■ Exercise prompt: In the entries below, print exactly the lines from the first through the one with "const BAR_BORDER = '#4a7cbf';", both included, and none of the pictures.

— BEGIN Data extract —

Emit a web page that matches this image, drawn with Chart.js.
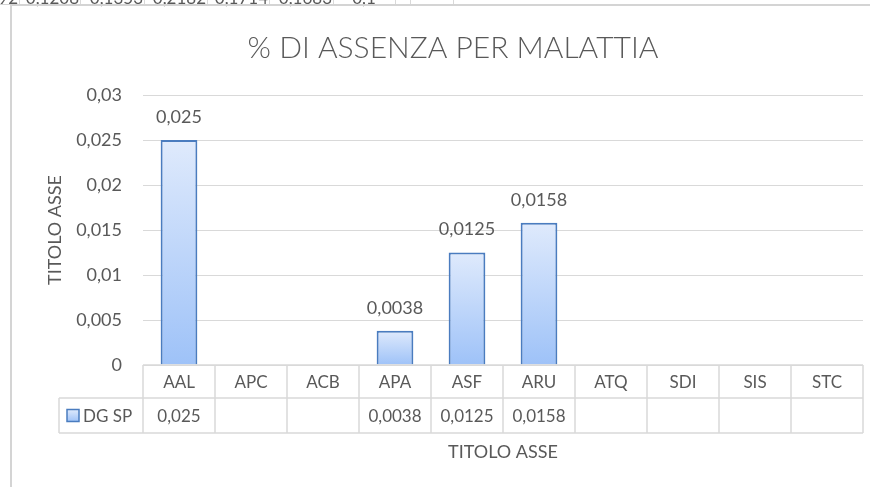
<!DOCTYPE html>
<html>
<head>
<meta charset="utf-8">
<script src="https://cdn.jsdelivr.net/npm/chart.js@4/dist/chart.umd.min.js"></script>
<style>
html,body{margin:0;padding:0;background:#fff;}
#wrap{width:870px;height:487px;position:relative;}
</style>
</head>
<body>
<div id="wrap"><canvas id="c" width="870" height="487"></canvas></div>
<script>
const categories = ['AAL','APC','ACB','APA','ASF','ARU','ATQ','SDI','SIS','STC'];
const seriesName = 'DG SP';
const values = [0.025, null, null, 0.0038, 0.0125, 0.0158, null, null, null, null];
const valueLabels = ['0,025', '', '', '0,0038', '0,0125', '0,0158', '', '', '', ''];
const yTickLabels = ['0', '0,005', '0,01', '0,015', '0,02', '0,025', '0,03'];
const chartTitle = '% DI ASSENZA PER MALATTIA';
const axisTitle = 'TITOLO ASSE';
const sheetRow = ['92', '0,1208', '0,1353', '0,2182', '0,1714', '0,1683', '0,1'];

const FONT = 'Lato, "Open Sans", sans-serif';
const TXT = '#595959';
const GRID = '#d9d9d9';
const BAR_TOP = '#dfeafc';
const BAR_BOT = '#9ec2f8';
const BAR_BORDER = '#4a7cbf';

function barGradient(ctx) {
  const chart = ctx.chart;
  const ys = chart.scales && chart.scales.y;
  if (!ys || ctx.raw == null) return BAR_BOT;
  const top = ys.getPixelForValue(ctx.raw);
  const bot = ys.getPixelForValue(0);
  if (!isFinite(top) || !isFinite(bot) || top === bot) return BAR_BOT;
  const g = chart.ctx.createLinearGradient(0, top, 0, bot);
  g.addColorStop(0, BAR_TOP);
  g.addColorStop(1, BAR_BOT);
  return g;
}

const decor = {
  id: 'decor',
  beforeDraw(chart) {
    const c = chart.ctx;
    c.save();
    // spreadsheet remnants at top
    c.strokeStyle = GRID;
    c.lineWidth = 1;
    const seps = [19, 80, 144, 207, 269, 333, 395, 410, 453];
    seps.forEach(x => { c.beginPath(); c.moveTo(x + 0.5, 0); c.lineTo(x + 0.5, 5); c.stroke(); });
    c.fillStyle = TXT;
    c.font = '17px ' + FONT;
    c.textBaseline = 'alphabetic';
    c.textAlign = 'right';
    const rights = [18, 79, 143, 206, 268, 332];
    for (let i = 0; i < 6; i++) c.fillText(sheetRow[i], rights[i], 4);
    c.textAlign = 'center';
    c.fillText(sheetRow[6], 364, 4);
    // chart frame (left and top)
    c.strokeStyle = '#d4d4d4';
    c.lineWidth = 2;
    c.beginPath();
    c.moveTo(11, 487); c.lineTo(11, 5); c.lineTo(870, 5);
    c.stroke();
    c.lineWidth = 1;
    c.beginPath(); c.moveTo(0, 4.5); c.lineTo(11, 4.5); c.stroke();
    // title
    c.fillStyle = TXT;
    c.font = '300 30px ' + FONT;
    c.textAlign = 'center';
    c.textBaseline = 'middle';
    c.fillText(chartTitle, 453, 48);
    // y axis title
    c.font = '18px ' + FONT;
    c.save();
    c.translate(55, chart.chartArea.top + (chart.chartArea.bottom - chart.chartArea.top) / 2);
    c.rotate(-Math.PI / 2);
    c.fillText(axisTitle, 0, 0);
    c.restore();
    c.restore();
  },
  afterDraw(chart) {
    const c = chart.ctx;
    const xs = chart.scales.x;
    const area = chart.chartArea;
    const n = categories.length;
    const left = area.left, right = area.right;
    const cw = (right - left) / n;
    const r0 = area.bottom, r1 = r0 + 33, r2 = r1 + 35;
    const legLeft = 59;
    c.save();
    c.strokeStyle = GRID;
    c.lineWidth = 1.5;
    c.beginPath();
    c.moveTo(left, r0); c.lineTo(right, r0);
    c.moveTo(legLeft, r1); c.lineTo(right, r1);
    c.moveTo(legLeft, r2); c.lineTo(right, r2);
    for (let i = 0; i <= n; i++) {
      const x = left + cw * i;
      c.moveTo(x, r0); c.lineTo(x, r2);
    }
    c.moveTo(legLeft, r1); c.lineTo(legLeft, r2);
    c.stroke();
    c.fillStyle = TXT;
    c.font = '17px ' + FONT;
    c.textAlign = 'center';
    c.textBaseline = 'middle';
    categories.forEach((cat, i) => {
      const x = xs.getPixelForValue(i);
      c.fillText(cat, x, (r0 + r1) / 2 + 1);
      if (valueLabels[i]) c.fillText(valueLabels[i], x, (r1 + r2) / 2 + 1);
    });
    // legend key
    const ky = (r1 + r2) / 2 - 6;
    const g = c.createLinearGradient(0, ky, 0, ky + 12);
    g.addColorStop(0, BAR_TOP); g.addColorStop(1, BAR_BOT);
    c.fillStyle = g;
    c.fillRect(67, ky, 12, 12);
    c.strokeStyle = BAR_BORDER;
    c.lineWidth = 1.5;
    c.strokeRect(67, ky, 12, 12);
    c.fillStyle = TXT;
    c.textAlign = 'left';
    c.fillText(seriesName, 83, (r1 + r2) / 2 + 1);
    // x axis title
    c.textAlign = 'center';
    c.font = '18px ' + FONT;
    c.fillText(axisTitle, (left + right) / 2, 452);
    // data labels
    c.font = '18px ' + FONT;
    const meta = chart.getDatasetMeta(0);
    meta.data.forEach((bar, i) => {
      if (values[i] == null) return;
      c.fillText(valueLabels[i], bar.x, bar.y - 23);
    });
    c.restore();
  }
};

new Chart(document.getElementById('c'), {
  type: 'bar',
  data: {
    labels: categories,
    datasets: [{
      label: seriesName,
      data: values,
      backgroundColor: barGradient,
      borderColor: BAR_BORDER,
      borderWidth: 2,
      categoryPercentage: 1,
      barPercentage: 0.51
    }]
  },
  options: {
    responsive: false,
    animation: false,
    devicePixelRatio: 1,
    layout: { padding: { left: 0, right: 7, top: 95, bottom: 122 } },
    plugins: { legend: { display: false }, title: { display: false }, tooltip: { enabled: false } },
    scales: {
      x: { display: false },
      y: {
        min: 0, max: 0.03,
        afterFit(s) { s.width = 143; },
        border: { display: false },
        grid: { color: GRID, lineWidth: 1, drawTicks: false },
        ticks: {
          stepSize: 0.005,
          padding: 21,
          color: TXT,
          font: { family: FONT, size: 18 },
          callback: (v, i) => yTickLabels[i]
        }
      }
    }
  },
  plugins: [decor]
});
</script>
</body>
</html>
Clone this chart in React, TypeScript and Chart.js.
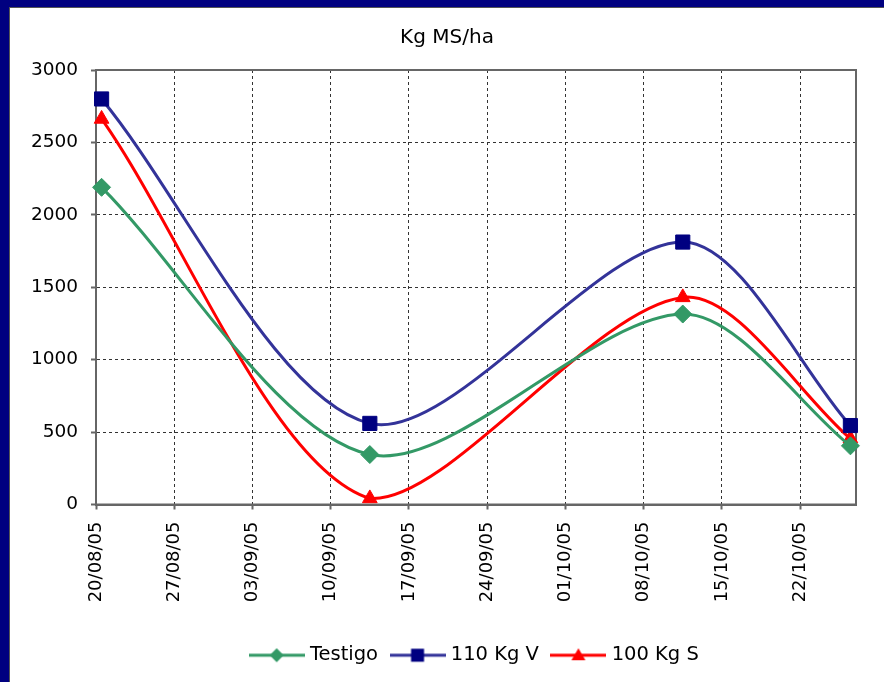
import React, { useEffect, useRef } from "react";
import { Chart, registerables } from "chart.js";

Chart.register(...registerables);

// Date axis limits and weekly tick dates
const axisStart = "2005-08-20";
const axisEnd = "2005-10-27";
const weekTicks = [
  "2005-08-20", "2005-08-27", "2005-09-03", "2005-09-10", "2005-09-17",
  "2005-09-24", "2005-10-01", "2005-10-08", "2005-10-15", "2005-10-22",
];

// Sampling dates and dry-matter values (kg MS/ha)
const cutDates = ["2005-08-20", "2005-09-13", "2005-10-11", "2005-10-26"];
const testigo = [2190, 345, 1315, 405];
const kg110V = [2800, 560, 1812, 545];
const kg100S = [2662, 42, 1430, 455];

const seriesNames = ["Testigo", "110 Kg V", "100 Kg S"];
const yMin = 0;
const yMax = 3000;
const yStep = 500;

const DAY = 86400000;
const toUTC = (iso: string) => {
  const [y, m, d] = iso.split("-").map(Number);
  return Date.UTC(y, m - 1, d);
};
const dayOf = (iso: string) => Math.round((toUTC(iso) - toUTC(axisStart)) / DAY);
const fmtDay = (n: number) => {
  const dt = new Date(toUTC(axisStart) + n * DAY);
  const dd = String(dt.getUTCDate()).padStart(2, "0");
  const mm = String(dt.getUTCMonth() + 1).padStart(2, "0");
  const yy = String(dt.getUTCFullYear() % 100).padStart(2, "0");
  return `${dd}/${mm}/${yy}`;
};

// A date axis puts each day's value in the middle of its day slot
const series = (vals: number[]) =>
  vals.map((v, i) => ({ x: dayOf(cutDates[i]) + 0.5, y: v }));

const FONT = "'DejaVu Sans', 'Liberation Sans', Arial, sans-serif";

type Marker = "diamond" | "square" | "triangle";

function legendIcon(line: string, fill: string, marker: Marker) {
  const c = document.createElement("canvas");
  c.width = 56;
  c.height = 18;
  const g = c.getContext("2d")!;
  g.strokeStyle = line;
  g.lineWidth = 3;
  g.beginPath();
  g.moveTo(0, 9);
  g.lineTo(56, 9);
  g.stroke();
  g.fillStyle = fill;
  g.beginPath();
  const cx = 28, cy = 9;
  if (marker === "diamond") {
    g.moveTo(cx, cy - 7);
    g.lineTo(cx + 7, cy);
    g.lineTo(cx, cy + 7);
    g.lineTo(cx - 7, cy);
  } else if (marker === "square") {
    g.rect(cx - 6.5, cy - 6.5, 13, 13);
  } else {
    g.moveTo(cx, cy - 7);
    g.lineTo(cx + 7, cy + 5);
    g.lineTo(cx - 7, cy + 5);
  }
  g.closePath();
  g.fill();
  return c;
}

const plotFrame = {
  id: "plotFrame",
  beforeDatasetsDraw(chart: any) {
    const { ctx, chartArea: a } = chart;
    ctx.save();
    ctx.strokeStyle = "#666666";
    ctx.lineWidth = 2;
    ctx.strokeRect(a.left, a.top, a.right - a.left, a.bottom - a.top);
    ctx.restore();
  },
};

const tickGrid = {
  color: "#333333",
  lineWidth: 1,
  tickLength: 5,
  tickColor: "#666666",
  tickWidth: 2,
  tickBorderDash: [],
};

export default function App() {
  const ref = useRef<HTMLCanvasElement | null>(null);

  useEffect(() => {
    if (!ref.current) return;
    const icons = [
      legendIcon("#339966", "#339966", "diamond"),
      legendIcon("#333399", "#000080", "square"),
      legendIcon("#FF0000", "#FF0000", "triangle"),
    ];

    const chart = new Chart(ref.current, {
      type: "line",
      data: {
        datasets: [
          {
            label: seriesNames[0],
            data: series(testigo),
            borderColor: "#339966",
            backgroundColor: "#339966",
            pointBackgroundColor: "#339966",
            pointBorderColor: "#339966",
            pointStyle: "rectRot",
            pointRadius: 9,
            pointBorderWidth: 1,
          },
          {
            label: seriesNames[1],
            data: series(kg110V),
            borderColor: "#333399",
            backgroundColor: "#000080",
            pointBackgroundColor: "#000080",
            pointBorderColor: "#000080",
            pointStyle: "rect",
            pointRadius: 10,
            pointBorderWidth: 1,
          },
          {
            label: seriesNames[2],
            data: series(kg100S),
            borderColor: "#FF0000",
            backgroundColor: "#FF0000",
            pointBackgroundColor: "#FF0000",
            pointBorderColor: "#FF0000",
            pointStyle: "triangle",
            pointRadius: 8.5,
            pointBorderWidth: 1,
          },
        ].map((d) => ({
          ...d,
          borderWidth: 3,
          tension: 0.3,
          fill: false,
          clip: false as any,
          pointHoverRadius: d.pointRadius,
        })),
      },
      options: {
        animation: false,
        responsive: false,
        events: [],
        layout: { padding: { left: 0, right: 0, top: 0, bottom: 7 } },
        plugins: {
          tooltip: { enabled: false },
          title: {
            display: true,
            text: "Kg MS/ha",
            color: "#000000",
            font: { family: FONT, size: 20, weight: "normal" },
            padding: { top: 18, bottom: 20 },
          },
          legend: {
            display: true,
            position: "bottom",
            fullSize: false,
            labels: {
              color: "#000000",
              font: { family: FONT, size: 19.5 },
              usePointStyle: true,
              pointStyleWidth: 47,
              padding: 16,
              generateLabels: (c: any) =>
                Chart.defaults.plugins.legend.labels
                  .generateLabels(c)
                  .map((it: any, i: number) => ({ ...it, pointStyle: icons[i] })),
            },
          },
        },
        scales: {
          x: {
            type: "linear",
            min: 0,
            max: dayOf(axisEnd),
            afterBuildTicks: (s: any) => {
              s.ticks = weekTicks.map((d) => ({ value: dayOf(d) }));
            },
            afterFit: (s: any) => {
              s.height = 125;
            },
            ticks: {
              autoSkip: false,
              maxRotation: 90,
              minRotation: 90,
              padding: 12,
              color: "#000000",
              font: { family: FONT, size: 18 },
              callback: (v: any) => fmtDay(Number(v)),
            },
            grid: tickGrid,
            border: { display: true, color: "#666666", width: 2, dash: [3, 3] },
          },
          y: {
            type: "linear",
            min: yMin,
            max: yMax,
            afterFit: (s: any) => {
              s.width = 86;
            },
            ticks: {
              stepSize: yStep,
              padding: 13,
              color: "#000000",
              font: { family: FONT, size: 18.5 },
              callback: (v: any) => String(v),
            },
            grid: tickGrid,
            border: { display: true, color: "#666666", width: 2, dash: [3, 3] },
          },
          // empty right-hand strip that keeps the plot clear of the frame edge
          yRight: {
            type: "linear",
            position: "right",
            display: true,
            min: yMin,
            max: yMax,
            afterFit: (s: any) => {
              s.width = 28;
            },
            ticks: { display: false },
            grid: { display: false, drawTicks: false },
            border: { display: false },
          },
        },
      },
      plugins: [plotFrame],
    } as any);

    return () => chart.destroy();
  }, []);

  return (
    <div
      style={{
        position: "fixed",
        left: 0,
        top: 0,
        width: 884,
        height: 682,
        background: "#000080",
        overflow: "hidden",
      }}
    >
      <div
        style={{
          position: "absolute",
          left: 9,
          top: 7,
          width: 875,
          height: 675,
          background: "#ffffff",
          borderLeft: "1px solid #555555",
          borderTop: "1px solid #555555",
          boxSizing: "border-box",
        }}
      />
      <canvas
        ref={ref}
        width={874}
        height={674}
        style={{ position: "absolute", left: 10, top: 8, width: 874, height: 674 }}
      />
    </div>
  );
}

— END Data extract —

■ Final result:
Emit a web page that matches this image, drawn with Chart.js.
<!DOCTYPE html>
<html>
<head>
<meta charset="utf-8">
<script src="https://cdn.jsdelivr.net/npm/chart.js@4/dist/chart.umd.min.js"></script>
<style>
html,body{margin:0;padding:0;background:#fff;}
#wrap{width:870px;height:487px;position:relative;}
</style>
</head>
<body>
<div id="wrap"><canvas id="c" width="870" height="487"></canvas></div>
<script>
const categories = ['AAL','APC','ACB','APA','ASF','ARU','ATQ','SDI','SIS','STC'];
const seriesName = 'DG SP';
const values = [0.025, null, null, 0.0038, 0.0125, 0.0158, null, null, null, null];
const valueLabels = ['0,025', '', '', '0,0038', '0,0125', '0,0158', '', '', '', ''];
const yTickLabels = ['0', '0,005', '0,01', '0,015', '0,02', '0,025', '0,03'];
const chartTitle = '% DI ASSENZA PER MALATTIA';
const axisTitle = 'TITOLO ASSE';
const sheetRow = ['92', '0,1208', '0,1353', '0,2182', '0,1714', '0,1683', '0,1'];

const FONT = 'Lato, "Open Sans", sans-serif';
const TXT = '#595959';
const GRID = '#d9d9d9';
const BAR_TOP = '#dfeafc';
const BAR_BOT = '#9ec2f8';
const BAR_BORDER = '#4a7cbf';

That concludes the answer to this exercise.